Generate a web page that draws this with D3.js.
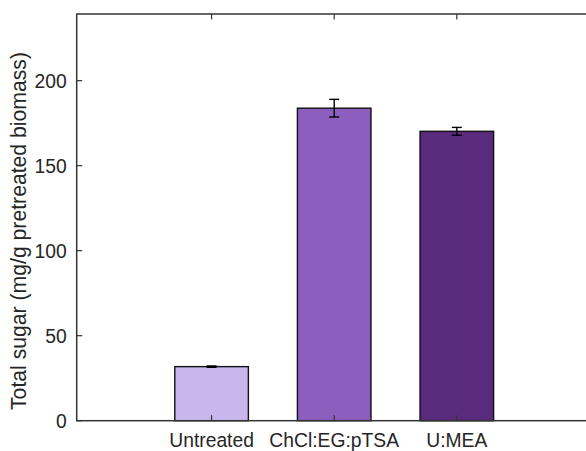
<!DOCTYPE html>
<html lang="en">
<head>
  <meta charset="UTF-8">
  <title>Total sugar</title>
  <script src="https://d3js.org/d3.v7.min.js"></script>
  <style>
    body { margin: 0; background: #fff; }
    svg { display: block; font-family: "Liberation Sans", Arial, sans-serif; }
  </style>
</head>
<body>
  <svg width="586" height="451"></svg>

  <script>
    const categories = ["Untreated", "ChCl:EG:pTSA", "U:MEA"];
    const values = [31.8, 183.8, 170.2];
    const errors = [0.4, 5.2, 2.3];
    const colors = ["#c8b6ec", "#8c5fbf", "#5a2a7d"];
    const yTicks = [0, 50, 100, 150, 200];

    const svg = d3.select("svg");
    const axisColor = "#333";
    const textColor = "#262626";

    const plotL = 76.7, plotR = 591.7, plotT = 14, plotB = 420.7;

    const x = d3.scaleLinear().domain([-1.1, 3.1]).range([plotL, plotR]);
    const y = d3.scaleLinear().domain([0, 239.2]).range([plotB, plotT]);
    const barW = x(0.6) - x(0);

    // bars
    svg.selectAll("rect.bar")
      .data(values)
      .enter()
      .append("rect")
      .attr("class", "bar")
      .attr("x", (d, i) => x(i) - barW / 2)
      .attr("y", d => y(d))
      .attr("width", barW)
      .attr("height", d => y(0) - y(d))
      .attr("fill", (d, i) => colors[i])
      .attr("stroke", "#111")
      .attr("stroke-width", 1.4);

    // error bars
    const eb = svg.selectAll("g.err")
      .data(values)
      .enter()
      .append("g")
      .attr("class", "err")
      .attr("stroke", "#000")
      .attr("stroke-width", 1.4);
    eb.append("line")
      .attr("x1", (d, i) => x(i)).attr("x2", (d, i) => x(i))
      .attr("y1", (d, i) => y(d - errors[i])).attr("y2", (d, i) => y(d + errors[i]));
    [-1, 1].forEach(s => {
      eb.append("line")
        .attr("x1", (d, i) => x(i) - 5).attr("x2", (d, i) => x(i) + 5)
        .attr("y1", (d, i) => y(d + s * errors[i])).attr("y2", (d, i) => y(d + s * errors[i]));
    });

    // axes box
    svg.append("rect")
      .attr("x", plotL).attr("y", plotT)
      .attr("width", plotR - plotL).attr("height", plotB - plotT)
      .attr("fill", "none")
      .attr("stroke", axisColor)
      .attr("stroke-width", 1.5);

    // y ticks (left + right, inward)
    const ytg = svg.append("g").attr("stroke", axisColor).attr("stroke-width", 1.2);
    ytg.selectAll("line.l").data(yTicks).enter().append("line")
      .attr("x1", plotL).attr("x2", plotL + 5.5)
      .attr("y1", d => y(d)).attr("y2", d => y(d));
    ytg.selectAll("line.r").data(yTicks).enter().append("line")
      .attr("x1", plotR).attr("x2", plotR - 5.5)
      .attr("y1", d => y(d)).attr("y2", d => y(d));

    svg.selectAll("text.yt")
      .data(yTicks)
      .enter()
      .append("text")
      .attr("class", "yt")
      .attr("x", plotL - 10)
      .attr("y", d => y(d))
      .attr("dy", "0.36em")
      .attr("text-anchor", "end")
      .attr("font-size", "19.3px")
      .attr("fill", textColor)
      .text(d => d);

    // x ticks (bottom + top, inward)
    const xtg = svg.append("g").attr("stroke", axisColor).attr("stroke-width", 1.2);
    xtg.selectAll("line.b").data(categories).enter().append("line")
      .attr("x1", (d, i) => x(i)).attr("x2", (d, i) => x(i))
      .attr("y1", plotB).attr("y2", plotB - 5.5);
    xtg.selectAll("line.t").data(categories).enter().append("line")
      .attr("x1", (d, i) => x(i)).attr("x2", (d, i) => x(i))
      .attr("y1", plotT).attr("y2", plotT + 5.5);

    svg.selectAll("text.xt")
      .data(categories)
      .enter()
      .append("text")
      .attr("class", "xt")
      .attr("x", (d, i) => x(i))
      .attr("y", 446.5)
      .attr("text-anchor", "middle")
      .attr("font-size", "19.3px")
      .attr("fill", textColor)
      .text(d => d);

    // y label
    svg.append("text")
      .attr("transform", "translate(26,231) rotate(-90)")
      .attr("text-anchor", "middle")
      .attr("font-size", "21.2px")
      .attr("fill", textColor)
      .text("Total sugar (mg/g pretreated biomass)");
  </script>
</body>
</html>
----
Work to complete
Only lines belong in the copy: transcribe those from the start of the data through the line that contains "const barW = x(0.6) - x(0);", and skip the pictures.

The answer
Generate a web page that draws this with D3.js.
<!DOCTYPE html>
<html lang="en">
<head>
  <meta charset="UTF-8">
  <title>Total sugar</title>
  <script src="https://d3js.org/d3.v7.min.js"></script>
  <style>
    body { margin: 0; background: #fff; }
    svg { display: block; font-family: "Liberation Sans", Arial, sans-serif; }
  </style>
</head>
<body>
  <svg width="586" height="451"></svg>

  <script>
    const categories = ["Untreated", "ChCl:EG:pTSA", "U:MEA"];
    const values = [31.8, 183.8, 170.2];
    const errors = [0.4, 5.2, 2.3];
    const colors = ["#c8b6ec", "#8c5fbf", "#5a2a7d"];
    const yTicks = [0, 50, 100, 150, 200];

    const svg = d3.select("svg");
    const axisColor = "#333";
    const textColor = "#262626";

    const plotL = 76.7, plotR = 591.7, plotT = 14, plotB = 420.7;

    const x = d3.scaleLinear().domain([-1.1, 3.1]).range([plotL, plotR]);
    const y = d3.scaleLinear().domain([0, 239.2]).range([plotB, plotT]);
    const barW = x(0.6) - x(0);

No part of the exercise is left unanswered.